= William Hutton (1797–1860) =

British geologist (1797–1860)

William Hutton (26 July 1797 – 20 November 1860) was a British geologist.

==Biography==
Hutton was born 26 July 1797 in Sunderland, the son of a colliery viewer, but was settled in Newcastle-on-Tyne by 1827. He was an agent of the Norwich Fire Insurance Company. He soon acquired a reputation as a practical geologist, an authority upon the coal measures, and an ardent collector of coal-fossils. It was said that 'The fossils of our coal-fields first found an exponent in him.' John Buddle gave him great advantages in his researches. He was an honorary secretary of the Newcastle Natural History Society from its foundation in 1829 till he left Newcastle in 1846. He wrote a number of papers for the society's 'Transactions' between 1831 and 1838.

He was elected a Fellow of the Royal Society in June, 1840.

He helped establish mechanics' institutes in the north of England. He was a fellow of the Geological Society of London, and contributed papers to its Transactions in 1846, Hutton settled at Malta, but returned to Newcastle in 1857, and then West Hartlepool, where he died 20 Nov. 1860.
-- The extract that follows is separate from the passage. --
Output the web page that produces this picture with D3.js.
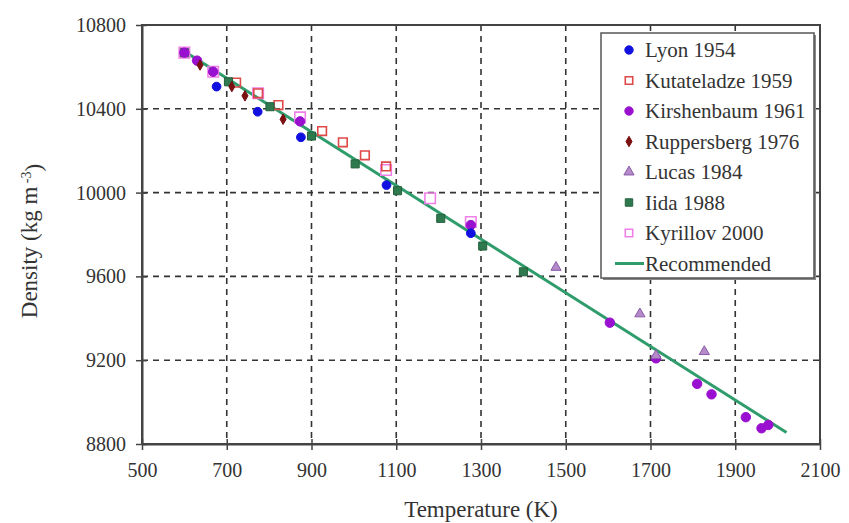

His portrait, by Carrick, is in the possession of the North of England Institute of Mining and Mechanical Engineers at Newcastle-on-Tyne. After his death Professor G. A. Lebour edited from his papers and from those of Dr. Lindley 'Illustrations of Fossil Plants,' London, 1877; this was published for the North of England Institute of Mining and Mechanical Engineers, and contained a reproduction of Carrick's portrait of Hutton. Hutton's valuable collections of fossils, which passed to the council of the Mining Institute, is now partly in the Museum of the Natural History Society at Newcastle, and partly in the Museum of the Durham College of Physical Science in the same town.